# AVAILABLE DATA
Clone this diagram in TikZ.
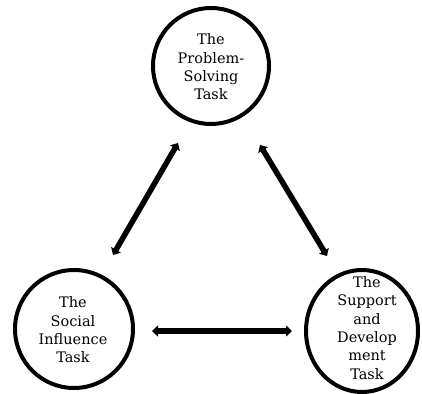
\documentclass[tikz,border=0pt]{standalone}
\usepackage{fontspec}
\setmainfont{DejaVu Serif}
\usetikzlibrary{arrows.meta}
\begin{document}
\begin{tikzpicture}[x=1pt,y=1pt,
  taskcircle/.style={draw=black, line width=4pt},
  tasktext/.style={align=center, inner sep=0pt, font=\fontsize{14.5}{18.3}\selectfont},
  biarrow/.style={line width=5.5pt, {Triangle[width=11pt,length=6pt]}-{Triangle[width=11pt,length=6pt]}}]
\useasboundingbox (0,0) rectangle (422,393);
% circles
\draw[taskcircle] (211,327) circle [radius=58];
\draw[taskcircle] (74,64) circle [radius=59];
\draw[taskcircle] (362,62) ellipse [x radius=56, y radius=61];
\node[tasktext] (ps) at (211,326) {The\\Problem-\\Solving\\Task};
\node[tasktext] (si) at (73,63) {The\\Social\\Influence\\Task};
\node[tasktext] (sd) at (367,65) {The\\Support\\and\\Develop\\ment\\Task};
% arrow ends
\coordinate (a1) at (113,138);
\coordinate (a2) at (178,250);
\coordinate (b1) at (260,248);
\coordinate (b2) at (327,137);
\coordinate (c1) at (152,62);
\coordinate (c2) at (292,62);
\draw[biarrow] (a1) -- (a2);
\draw[biarrow] (b1) -- (b2);
\draw[biarrow] (c1) -- (c2);
\end{tikzpicture}
\end{document}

# PROBLEM TO SOLVE
Copy the material exactly. Do not include the pictures.

# WRITTEN SOLUTION
Clone this diagram in TikZ.
\documentclass[tikz,border=0pt]{standalone}
\usepackage{fontspec}
\setmainfont{DejaVu Serif}
\usetikzlibrary{arrows.meta}
\begin{document}
\begin{tikzpicture}[x=1pt,y=1pt,
  taskcircle/.style={draw=black, line width=4pt},
  tasktext/.style={align=center, inner sep=0pt, font=\fontsize{14.5}{18.3}\selectfont},
  biarrow/.style={line width=5.5pt, {Triangle[width=11pt,length=6pt]}-{Triangle[width=11pt,length=6pt]}}]
\useasboundingbox (0,0) rectangle (422,393);
% circles
\draw[taskcircle] (211,327) circle [radius=58];
\draw[taskcircle] (74,64) circle [radius=59];
\draw[taskcircle] (362,62) ellipse [x radius=56, y radius=61];
\node[tasktext] (ps) at (211,326) {The\\Problem-\\Solving\\Task};
\node[tasktext] (si) at (73,63) {The\\Social\\Influence\\Task};
\node[tasktext] (sd) at (367,65) {The\\Support\\and\\Develop\\ment\\Task};
% arrow ends
\coordinate (a1) at (113,138);
\coordinate (a2) at (178,250);
\coordinate (b1) at (260,248);
\coordinate (b2) at (327,137);
\coordinate (c1) at (152,62);
\coordinate (c2) at (292,62);
\draw[biarrow] (a1) -- (a2);
\draw[biarrow] (b1) -- (b2);
\draw[biarrow] (c1) -- (c2);
\end{tikzpicture}
\end{document}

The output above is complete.